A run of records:
Start

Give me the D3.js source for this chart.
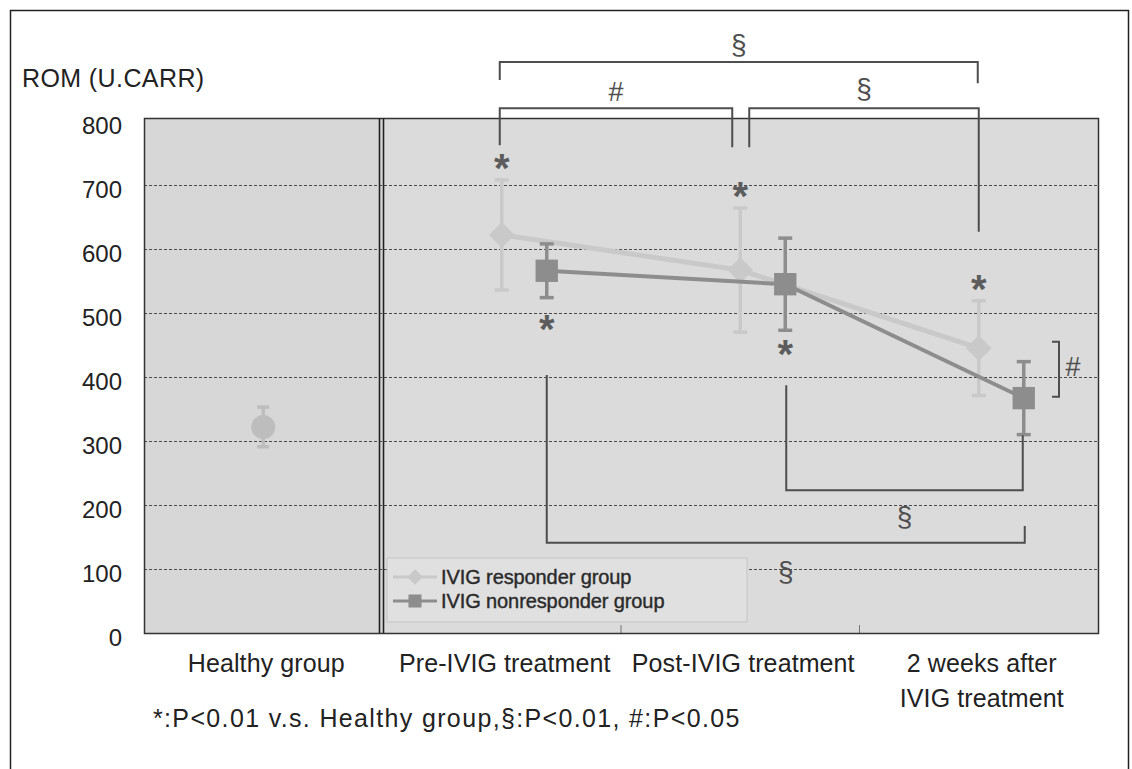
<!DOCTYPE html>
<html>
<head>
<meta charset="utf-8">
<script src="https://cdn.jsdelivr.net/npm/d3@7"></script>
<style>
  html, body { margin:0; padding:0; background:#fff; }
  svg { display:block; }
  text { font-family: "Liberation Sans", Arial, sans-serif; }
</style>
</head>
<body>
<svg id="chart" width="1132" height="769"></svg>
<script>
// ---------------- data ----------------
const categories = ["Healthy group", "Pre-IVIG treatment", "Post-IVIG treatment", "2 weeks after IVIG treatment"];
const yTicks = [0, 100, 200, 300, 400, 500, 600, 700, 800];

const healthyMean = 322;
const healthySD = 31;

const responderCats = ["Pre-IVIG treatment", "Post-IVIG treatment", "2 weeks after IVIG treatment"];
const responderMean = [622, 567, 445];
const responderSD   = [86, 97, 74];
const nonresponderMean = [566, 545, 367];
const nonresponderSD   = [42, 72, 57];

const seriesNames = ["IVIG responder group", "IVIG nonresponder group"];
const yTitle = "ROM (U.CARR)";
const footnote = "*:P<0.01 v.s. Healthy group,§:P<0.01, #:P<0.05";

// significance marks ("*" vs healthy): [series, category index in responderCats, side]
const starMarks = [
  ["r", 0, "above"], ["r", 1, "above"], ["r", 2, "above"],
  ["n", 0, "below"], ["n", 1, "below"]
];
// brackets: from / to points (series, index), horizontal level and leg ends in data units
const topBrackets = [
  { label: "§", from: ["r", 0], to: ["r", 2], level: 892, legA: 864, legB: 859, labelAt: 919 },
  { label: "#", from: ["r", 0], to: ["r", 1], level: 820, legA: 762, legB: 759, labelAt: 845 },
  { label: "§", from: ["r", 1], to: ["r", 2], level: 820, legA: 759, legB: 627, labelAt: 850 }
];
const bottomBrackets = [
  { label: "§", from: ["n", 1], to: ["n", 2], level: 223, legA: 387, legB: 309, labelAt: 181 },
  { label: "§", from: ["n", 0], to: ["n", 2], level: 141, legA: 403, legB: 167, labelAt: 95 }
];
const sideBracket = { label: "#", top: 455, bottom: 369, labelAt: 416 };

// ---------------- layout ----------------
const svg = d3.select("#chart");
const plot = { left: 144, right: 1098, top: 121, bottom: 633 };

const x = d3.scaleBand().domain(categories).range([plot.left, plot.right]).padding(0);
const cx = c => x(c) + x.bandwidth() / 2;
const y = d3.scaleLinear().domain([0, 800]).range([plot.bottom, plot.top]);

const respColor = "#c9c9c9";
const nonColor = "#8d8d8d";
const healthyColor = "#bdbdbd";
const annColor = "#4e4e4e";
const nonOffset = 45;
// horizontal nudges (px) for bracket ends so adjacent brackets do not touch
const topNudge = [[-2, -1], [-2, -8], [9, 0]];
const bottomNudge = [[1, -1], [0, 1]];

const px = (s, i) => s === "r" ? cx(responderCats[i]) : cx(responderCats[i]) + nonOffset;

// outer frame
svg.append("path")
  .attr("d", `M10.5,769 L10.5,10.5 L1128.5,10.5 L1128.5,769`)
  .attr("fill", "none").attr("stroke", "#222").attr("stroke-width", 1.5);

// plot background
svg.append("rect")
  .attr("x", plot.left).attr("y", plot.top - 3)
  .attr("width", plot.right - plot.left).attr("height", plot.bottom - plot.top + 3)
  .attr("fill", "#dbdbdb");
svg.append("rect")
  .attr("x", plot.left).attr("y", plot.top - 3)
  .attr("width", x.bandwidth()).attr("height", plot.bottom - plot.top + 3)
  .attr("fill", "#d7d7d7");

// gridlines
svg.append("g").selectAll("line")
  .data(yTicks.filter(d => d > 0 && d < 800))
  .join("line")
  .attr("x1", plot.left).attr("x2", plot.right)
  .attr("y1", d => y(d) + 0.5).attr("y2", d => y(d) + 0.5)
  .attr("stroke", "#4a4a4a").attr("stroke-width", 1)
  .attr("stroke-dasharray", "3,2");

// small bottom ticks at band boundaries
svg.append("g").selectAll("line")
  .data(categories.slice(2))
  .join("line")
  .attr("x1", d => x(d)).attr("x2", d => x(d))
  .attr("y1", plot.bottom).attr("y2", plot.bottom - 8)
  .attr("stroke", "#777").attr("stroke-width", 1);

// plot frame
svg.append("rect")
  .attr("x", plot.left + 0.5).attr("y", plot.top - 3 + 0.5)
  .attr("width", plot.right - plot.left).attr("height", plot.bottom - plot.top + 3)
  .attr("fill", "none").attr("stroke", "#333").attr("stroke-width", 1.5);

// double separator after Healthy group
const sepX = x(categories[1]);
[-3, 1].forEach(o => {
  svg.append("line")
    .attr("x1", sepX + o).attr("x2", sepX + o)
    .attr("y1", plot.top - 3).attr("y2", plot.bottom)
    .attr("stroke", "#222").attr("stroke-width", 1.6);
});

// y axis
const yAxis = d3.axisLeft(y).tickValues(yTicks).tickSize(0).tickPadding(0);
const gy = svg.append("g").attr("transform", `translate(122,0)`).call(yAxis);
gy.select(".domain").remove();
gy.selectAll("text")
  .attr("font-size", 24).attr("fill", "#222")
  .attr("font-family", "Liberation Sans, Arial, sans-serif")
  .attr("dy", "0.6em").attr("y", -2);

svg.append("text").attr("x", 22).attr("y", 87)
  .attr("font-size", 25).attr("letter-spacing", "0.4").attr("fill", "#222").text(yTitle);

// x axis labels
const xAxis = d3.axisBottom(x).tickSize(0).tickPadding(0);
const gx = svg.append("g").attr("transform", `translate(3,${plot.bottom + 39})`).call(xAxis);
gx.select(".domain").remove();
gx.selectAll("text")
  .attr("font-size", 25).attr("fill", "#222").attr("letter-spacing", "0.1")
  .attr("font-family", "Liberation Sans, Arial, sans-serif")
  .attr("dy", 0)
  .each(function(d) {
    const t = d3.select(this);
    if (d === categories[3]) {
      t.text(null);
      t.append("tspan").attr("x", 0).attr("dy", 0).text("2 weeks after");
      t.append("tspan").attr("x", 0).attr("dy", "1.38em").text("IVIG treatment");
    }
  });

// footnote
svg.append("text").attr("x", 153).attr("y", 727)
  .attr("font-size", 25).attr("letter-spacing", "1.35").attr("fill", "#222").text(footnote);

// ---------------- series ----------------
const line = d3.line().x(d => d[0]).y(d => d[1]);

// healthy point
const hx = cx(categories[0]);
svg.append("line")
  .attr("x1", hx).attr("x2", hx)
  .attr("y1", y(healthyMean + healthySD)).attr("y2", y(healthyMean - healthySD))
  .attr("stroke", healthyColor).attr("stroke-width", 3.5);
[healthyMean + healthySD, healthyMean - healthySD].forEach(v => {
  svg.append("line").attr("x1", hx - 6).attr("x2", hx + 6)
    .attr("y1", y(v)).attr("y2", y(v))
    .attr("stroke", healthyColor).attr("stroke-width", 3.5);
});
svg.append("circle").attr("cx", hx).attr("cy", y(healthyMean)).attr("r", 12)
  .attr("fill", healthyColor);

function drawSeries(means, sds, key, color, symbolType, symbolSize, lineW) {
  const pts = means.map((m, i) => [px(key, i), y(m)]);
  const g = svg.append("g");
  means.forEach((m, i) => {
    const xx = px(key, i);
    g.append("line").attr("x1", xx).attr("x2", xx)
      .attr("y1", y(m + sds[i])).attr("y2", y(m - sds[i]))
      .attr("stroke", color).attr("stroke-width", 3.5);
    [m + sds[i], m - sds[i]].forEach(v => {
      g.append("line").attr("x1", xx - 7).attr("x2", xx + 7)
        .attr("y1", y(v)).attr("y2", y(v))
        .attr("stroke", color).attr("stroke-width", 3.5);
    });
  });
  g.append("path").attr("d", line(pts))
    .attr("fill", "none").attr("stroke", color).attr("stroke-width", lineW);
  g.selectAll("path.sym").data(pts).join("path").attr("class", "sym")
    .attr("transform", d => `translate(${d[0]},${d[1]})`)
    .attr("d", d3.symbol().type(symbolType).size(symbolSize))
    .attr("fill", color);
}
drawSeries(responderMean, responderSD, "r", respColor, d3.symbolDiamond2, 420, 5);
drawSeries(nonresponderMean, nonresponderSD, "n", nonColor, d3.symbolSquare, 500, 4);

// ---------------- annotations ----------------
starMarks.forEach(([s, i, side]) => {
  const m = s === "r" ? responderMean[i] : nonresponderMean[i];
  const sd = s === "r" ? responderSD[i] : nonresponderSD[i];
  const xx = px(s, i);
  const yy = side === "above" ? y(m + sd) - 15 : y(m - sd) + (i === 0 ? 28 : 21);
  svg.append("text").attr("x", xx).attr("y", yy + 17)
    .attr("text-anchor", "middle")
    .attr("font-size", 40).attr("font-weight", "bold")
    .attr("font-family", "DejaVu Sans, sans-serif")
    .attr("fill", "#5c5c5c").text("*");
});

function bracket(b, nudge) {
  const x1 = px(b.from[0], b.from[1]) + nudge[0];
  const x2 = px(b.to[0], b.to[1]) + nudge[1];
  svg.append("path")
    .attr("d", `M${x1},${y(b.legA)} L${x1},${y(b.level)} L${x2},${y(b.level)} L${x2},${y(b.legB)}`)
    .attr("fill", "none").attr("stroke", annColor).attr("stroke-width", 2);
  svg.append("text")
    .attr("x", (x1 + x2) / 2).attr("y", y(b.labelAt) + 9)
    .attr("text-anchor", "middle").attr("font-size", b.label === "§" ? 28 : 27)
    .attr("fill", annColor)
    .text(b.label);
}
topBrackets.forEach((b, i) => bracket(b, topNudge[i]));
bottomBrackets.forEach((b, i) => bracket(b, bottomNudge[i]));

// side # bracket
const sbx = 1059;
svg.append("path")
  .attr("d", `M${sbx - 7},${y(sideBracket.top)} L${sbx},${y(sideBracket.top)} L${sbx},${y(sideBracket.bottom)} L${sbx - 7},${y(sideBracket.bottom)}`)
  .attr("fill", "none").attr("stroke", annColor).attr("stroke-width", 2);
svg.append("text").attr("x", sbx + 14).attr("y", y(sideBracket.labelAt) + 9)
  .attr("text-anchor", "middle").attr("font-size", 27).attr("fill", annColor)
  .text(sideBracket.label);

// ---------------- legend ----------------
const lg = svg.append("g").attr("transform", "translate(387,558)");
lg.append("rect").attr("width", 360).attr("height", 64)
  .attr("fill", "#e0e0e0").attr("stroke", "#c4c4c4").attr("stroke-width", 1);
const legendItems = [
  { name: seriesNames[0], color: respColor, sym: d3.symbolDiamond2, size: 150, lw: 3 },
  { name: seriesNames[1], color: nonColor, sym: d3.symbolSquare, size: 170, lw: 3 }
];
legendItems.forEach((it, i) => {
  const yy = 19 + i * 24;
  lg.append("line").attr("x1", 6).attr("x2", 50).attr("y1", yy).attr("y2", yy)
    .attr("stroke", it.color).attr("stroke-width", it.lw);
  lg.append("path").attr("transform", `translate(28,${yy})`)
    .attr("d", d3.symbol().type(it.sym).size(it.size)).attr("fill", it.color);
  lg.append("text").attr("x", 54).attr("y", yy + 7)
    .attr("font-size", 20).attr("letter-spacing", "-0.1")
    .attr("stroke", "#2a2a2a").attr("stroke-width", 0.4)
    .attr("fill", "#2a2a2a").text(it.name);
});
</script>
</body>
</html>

End
Start

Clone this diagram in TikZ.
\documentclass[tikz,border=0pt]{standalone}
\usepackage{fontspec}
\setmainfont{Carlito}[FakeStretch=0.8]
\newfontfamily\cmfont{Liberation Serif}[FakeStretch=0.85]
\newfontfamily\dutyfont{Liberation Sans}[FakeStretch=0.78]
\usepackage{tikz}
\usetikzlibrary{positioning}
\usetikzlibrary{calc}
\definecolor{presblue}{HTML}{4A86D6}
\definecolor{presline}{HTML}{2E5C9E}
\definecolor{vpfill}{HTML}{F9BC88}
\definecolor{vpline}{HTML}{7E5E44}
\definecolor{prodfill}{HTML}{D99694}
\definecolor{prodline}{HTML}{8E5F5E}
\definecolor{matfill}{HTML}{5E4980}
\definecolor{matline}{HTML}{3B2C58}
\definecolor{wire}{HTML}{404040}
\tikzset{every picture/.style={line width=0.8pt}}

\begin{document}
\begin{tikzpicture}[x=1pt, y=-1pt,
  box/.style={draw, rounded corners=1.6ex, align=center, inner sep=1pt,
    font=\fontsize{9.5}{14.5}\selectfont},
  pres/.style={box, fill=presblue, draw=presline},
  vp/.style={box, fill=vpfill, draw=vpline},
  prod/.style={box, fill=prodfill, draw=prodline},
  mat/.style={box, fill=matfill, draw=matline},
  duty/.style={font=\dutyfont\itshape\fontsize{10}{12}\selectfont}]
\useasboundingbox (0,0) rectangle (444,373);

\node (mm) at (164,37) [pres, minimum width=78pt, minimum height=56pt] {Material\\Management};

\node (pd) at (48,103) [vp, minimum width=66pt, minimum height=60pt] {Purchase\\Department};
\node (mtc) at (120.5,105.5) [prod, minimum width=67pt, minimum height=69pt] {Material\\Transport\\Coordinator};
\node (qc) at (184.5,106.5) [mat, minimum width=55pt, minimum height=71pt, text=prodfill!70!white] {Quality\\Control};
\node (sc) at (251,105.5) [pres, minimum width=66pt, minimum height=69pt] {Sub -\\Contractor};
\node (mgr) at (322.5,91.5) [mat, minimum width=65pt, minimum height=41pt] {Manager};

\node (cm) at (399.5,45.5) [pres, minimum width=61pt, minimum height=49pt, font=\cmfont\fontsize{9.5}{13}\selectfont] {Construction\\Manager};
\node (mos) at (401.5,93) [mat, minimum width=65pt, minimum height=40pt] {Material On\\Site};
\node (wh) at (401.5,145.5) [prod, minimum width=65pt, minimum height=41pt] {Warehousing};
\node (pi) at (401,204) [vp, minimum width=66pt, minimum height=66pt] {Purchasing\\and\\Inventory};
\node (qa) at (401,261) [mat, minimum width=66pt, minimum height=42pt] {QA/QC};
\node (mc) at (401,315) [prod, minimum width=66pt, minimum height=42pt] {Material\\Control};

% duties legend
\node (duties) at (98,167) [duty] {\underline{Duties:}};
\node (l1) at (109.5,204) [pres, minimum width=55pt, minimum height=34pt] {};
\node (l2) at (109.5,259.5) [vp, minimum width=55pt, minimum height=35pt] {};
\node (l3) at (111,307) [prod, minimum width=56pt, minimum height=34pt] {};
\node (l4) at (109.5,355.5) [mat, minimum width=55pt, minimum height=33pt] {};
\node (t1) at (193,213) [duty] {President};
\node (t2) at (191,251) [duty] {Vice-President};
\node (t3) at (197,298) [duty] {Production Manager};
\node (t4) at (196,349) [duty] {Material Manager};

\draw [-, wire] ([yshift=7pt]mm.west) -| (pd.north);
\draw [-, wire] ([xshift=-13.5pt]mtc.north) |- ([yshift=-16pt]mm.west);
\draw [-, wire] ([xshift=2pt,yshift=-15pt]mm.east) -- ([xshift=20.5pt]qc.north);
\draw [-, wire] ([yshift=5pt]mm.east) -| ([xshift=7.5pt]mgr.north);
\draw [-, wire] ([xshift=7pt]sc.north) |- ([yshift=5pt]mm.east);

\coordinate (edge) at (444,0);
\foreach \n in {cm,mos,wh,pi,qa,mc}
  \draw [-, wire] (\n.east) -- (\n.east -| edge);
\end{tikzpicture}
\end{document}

End

TASK GOAL:
Do not copy any pictures. Retype exactly the stretch from the line with "Give me the D3.js source for this chart." through the line with "const healthySD = 31;".

THE RESULT:
Give me the D3.js source for this chart.
<!DOCTYPE html>
<html>
<head>
<meta charset="utf-8">
<script src="https://cdn.jsdelivr.net/npm/d3@7"></script>
<style>
  html, body { margin:0; padding:0; background:#fff; }
  svg { display:block; }
  text { font-family: "Liberation Sans", Arial, sans-serif; }
</style>
</head>
<body>
<svg id="chart" width="1132" height="769"></svg>
<script>
// ---------------- data ----------------
const categories = ["Healthy group", "Pre-IVIG treatment", "Post-IVIG treatment", "2 weeks after IVIG treatment"];
const yTicks = [0, 100, 200, 300, 400, 500, 600, 700, 800];

const healthyMean = 322;
const healthySD = 31;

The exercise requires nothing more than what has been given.